## Begin
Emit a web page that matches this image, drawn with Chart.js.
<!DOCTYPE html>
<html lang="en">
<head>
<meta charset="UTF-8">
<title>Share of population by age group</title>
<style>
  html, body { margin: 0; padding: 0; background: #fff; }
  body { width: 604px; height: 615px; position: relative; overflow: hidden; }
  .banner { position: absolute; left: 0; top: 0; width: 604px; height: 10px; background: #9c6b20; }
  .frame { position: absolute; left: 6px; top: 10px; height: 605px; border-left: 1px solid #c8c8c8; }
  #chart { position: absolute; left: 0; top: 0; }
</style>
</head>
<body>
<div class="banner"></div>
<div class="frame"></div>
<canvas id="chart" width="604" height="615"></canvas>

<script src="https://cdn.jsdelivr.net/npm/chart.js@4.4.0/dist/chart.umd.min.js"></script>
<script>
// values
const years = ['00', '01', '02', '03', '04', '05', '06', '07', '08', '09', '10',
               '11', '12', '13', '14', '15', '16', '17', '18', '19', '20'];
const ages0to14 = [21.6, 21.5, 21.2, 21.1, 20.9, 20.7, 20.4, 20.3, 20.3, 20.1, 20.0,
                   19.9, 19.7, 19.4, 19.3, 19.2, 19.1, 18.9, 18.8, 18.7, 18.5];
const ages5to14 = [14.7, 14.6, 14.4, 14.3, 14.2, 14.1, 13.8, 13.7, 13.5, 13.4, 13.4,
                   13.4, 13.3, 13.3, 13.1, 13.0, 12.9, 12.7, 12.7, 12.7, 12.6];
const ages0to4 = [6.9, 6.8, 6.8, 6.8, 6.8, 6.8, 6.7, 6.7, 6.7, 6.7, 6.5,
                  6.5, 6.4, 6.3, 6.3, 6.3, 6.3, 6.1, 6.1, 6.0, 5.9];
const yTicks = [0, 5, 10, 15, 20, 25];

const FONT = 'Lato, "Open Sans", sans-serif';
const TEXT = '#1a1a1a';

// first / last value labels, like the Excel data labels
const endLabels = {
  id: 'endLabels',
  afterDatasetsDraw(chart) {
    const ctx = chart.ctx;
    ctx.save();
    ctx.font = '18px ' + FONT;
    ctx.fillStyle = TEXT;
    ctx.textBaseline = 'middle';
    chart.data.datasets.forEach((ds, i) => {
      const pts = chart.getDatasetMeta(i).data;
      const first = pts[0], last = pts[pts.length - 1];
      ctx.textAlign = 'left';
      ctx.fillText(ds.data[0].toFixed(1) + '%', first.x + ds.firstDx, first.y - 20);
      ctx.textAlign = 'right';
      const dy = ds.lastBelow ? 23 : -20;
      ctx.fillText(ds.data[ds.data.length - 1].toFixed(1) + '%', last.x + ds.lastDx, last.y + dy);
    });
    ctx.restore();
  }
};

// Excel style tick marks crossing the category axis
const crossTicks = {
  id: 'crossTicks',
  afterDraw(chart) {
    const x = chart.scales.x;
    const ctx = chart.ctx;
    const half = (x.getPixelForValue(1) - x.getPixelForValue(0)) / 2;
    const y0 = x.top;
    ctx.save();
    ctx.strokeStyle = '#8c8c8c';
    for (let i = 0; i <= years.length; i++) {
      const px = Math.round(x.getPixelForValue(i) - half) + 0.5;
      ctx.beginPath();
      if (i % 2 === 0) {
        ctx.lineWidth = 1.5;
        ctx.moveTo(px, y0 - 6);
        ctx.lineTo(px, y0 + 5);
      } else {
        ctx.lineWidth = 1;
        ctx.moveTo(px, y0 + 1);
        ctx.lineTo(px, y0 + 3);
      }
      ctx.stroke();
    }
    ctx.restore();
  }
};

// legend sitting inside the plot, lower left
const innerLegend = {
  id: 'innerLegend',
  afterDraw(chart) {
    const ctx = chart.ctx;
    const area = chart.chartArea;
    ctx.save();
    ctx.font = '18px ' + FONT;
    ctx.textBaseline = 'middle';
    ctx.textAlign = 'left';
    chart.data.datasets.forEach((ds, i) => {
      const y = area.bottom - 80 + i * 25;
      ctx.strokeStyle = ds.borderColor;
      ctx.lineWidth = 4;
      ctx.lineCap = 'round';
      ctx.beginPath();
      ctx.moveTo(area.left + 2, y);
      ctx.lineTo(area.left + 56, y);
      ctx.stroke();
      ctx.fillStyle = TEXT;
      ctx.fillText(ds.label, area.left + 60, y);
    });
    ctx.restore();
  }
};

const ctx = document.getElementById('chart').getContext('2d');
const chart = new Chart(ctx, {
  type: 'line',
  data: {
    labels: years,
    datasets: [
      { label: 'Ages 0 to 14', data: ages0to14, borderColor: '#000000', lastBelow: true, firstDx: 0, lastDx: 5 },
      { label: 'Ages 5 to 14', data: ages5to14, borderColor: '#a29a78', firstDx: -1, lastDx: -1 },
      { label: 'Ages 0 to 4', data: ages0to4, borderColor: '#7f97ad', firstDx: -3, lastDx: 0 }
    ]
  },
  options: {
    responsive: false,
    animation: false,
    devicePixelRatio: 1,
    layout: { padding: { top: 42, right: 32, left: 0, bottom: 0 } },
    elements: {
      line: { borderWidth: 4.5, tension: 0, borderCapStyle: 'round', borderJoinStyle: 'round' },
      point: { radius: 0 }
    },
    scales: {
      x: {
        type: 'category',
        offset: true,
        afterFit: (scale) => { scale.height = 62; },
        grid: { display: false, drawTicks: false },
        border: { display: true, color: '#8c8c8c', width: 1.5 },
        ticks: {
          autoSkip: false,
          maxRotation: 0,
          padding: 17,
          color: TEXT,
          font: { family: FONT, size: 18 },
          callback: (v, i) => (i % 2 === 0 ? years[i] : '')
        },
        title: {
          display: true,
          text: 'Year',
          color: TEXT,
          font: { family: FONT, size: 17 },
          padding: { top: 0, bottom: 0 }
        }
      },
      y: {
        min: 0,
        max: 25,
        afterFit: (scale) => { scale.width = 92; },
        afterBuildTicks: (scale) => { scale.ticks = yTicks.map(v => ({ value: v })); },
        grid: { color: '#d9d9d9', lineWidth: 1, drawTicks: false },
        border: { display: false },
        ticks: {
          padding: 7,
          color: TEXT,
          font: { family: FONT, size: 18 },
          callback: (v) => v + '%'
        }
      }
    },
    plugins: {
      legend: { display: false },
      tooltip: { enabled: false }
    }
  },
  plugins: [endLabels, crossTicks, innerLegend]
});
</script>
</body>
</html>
## End
* Given instruction
Repeat the material above in full, exactly as it stands.

* Finished answer
Emit a web page that matches this image, drawn with Chart.js.
<!DOCTYPE html>
<html lang="en">
<head>
<meta charset="UTF-8">
<title>Share of population by age group</title>
<style>
  html, body { margin: 0; padding: 0; background: #fff; }
  body { width: 604px; height: 615px; position: relative; overflow: hidden; }
  .banner { position: absolute; left: 0; top: 0; width: 604px; height: 10px; background: #9c6b20; }
  .frame { position: absolute; left: 6px; top: 10px; height: 605px; border-left: 1px solid #c8c8c8; }
  #chart { position: absolute; left: 0; top: 0; }
</style>
</head>
<body>
<div class="banner"></div>
<div class="frame"></div>
<canvas id="chart" width="604" height="615"></canvas>

<script src="https://cdn.jsdelivr.net/npm/chart.js@4.4.0/dist/chart.umd.min.js"></script>
<script>
// values
const years = ['00', '01', '02', '03', '04', '05', '06', '07', '08', '09', '10',
               '11', '12', '13', '14', '15', '16', '17', '18', '19', '20'];
const ages0to14 = [21.6, 21.5, 21.2, 21.1, 20.9, 20.7, 20.4, 20.3, 20.3, 20.1, 20.0,
                   19.9, 19.7, 19.4, 19.3, 19.2, 19.1, 18.9, 18.8, 18.7, 18.5];
const ages5to14 = [14.7, 14.6, 14.4, 14.3, 14.2, 14.1, 13.8, 13.7, 13.5, 13.4, 13.4,
                   13.4, 13.3, 13.3, 13.1, 13.0, 12.9, 12.7, 12.7, 12.7, 12.6];
const ages0to4 = [6.9, 6.8, 6.8, 6.8, 6.8, 6.8, 6.7, 6.7, 6.7, 6.7, 6.5,
                  6.5, 6.4, 6.3, 6.3, 6.3, 6.3, 6.1, 6.1, 6.0, 5.9];
const yTicks = [0, 5, 10, 15, 20, 25];

const FONT = 'Lato, "Open Sans", sans-serif';
const TEXT = '#1a1a1a';

// first / last value labels, like the Excel data labels
const endLabels = {
  id: 'endLabels',
  afterDatasetsDraw(chart) {
    const ctx = chart.ctx;
    ctx.save();
    ctx.font = '18px ' + FONT;
    ctx.fillStyle = TEXT;
    ctx.textBaseline = 'middle';
    chart.data.datasets.forEach((ds, i) => {
      const pts = chart.getDatasetMeta(i).data;
      const first = pts[0], last = pts[pts.length - 1];
      ctx.textAlign = 'left';
      ctx.fillText(ds.data[0].toFixed(1) + '%', first.x + ds.firstDx, first.y - 20);
      ctx.textAlign = 'right';
      const dy = ds.lastBelow ? 23 : -20;
      ctx.fillText(ds.data[ds.data.length - 1].toFixed(1) + '%', last.x + ds.lastDx, last.y + dy);
    });
    ctx.restore();
  }
};

// Excel style tick marks crossing the category axis
const crossTicks = {
  id: 'crossTicks',
  afterDraw(chart) {
    const x = chart.scales.x;
    const ctx = chart.ctx;
    const half = (x.getPixelForValue(1) - x.getPixelForValue(0)) / 2;
    const y0 = x.top;
    ctx.save();
    ctx.strokeStyle = '#8c8c8c';
    for (let i = 0; i <= years.length; i++) {
      const px = Math.round(x.getPixelForValue(i) - half) + 0.5;
      ctx.beginPath();
      if (i % 2 === 0) {
        ctx.lineWidth = 1.5;
        ctx.moveTo(px, y0 - 6);
        ctx.lineTo(px, y0 + 5);
      } else {
        ctx.lineWidth = 1;
        ctx.moveTo(px, y0 + 1);
        ctx.lineTo(px, y0 + 3);
      }
      ctx.stroke();
    }
    ctx.restore();
  }
};

// legend sitting inside the plot, lower left
const innerLegend = {
  id: 'innerLegend',
  afterDraw(chart) {
    const ctx = chart.ctx;
    const area = chart.chartArea;
    ctx.save();
    ctx.font = '18px ' + FONT;
    ctx.textBaseline = 'middle';
    ctx.textAlign = 'left';
    chart.data.datasets.forEach((ds, i) => {
      const y = area.bottom - 80 + i * 25;
      ctx.strokeStyle = ds.borderColor;
      ctx.lineWidth = 4;
      ctx.lineCap = 'round';
      ctx.beginPath();
      ctx.moveTo(area.left + 2, y);
      ctx.lineTo(area.left + 56, y);
      ctx.stroke();
      ctx.fillStyle = TEXT;
      ctx.fillText(ds.label, area.left + 60, y);
    });
    ctx.restore();
  }
};

const ctx = document.getElementById('chart').getContext('2d');
const chart = new Chart(ctx, {
  type: 'line',
  data: {
    labels: years,
    datasets: [
      { label: 'Ages 0 to 14', data: ages0to14, borderColor: '#000000', lastBelow: true, firstDx: 0, lastDx: 5 },
      { label: 'Ages 5 to 14', data: ages5to14, borderColor: '#a29a78', firstDx: -1, lastDx: -1 },
      { label: 'Ages 0 to 4', data: ages0to4, borderColor: '#7f97ad', firstDx: -3, lastDx: 0 }
    ]
  },
  options: {
    responsive: false,
    animation: false,
    devicePixelRatio: 1,
    layout: { padding: { top: 42, right: 32, left: 0, bottom: 0 } },
    elements: {
      line: { borderWidth: 4.5, tension: 0, borderCapStyle: 'round', borderJoinStyle: 'round' },
      point: { radius: 0 }
    },
    scales: {
      x: {
        type: 'category',
        offset: true,
        afterFit: (scale) => { scale.height = 62; },
        grid: { display: false, drawTicks: false },
        border: { display: true, color: '#8c8c8c', width: 1.5 },
        ticks: {
          autoSkip: false,
          maxRotation: 0,
          padding: 17,
          color: TEXT,
          font: { family: FONT, size: 18 },
          callback: (v, i) => (i % 2 === 0 ? years[i] : '')
        },
        title: {
          display: true,
          text: 'Year',
          color: TEXT,
          font: { family: FONT, size: 17 },
          padding: { top: 0, bottom: 0 }
        }
      },
      y: {
        min: 0,
        max: 25,
        afterFit: (scale) => { scale.width = 92; },
        afterBuildTicks: (scale) => { scale.ticks = yTicks.map(v => ({ value: v })); },
        grid: { color: '#d9d9d9', lineWidth: 1, drawTicks: false },
        border: { display: false },
        ticks: {
          padding: 7,
          color: TEXT,
          font: { family: FONT, size: 18 },
          callback: (v) => v + '%'
        }
      }
    },
    plugins: {
      legend: { display: false },
      tooltip: { enabled: false }
    }
  },
  plugins: [endLabels, crossTicks, innerLegend]
});
</script>
</body>
</html>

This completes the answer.